Zum Buch:
Lange bevor mit der Wahl Lulas zum brasilianischen Präsidenten das Gespenst des Sozialismus in Lateinamerika wieder auf die weltpolitische Bühne gehoben wurde, spielte sich (weit unbemerkter von der ganz großen Weltöffentlichkeit) in Brasilien ein bemerkenswerter Demokratisierungsprozess ab, dessen gebührende Würdigung in der politischen Literatur noch immer aussteht. Vier Jahre vor Lulas Wahlsieg begann sich in Rio Grande do Sul unter Federführung der PT ein partizipatives politisches System zu etablieren, dessen sichtbarstes Phänomen die basisorientierte Erarbeitung des so genannten Bürgerhaushaltes war, der Versuch, die Leitlinien der Politik nicht mehr von oben nach unten sondern konsequent umgekehrt zu erarbeiten. Tragischerweise verlor die PT-Regierung in Rio Grande do Sul parallel zu Lulas Wahlsieg im Land ihre Macht und das Experiment konnte so nicht mehr weitergeführt werden.

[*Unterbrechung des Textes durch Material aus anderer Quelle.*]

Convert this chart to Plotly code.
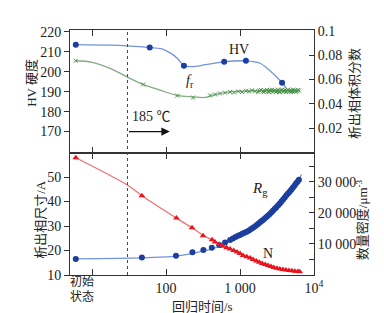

In seiner Dissertation versucht Markus Brose die sozialen und historischen Hintergründe jenes demokratischen Experiments in Rio Grande do Sul aufzuzeigen und das historische, soziale und ideologisches Geflecht und die Wechselwirkungen zu analysieren, welche ausgerechnet in dem wirtschaftlich prosperierenden Bundesstaat den Einzug marginalisierter Gruppen in die Landespolitik ermöglichten. Er weist nach, dass die Revolution von 1999 das Resultat einer rapiden Ausweitung von Demokratisierung und Bürgerbeteiligung in einem relativ korruptionsarmen und im Vergleich zu anderen brasilianischen Regionen relativ stabilen ökonomischen Umfeld war. Seine Analyse geht aber auch dahin, dass Zivilgesellschaft an sich nicht unbedingt demokratiefördernd ist, so lange sie sich nicht in den Zusammenhang einer auf Veränderung ausgelegten politischen Gesamtkonzeption steht. Insofern ist sein Blick auf das (vorerst abgeschlossene) Beispiel Rio Grande do Sul ein auch auf zivilgesellschaftliche Prozesse in Europa ein sehr lohnender.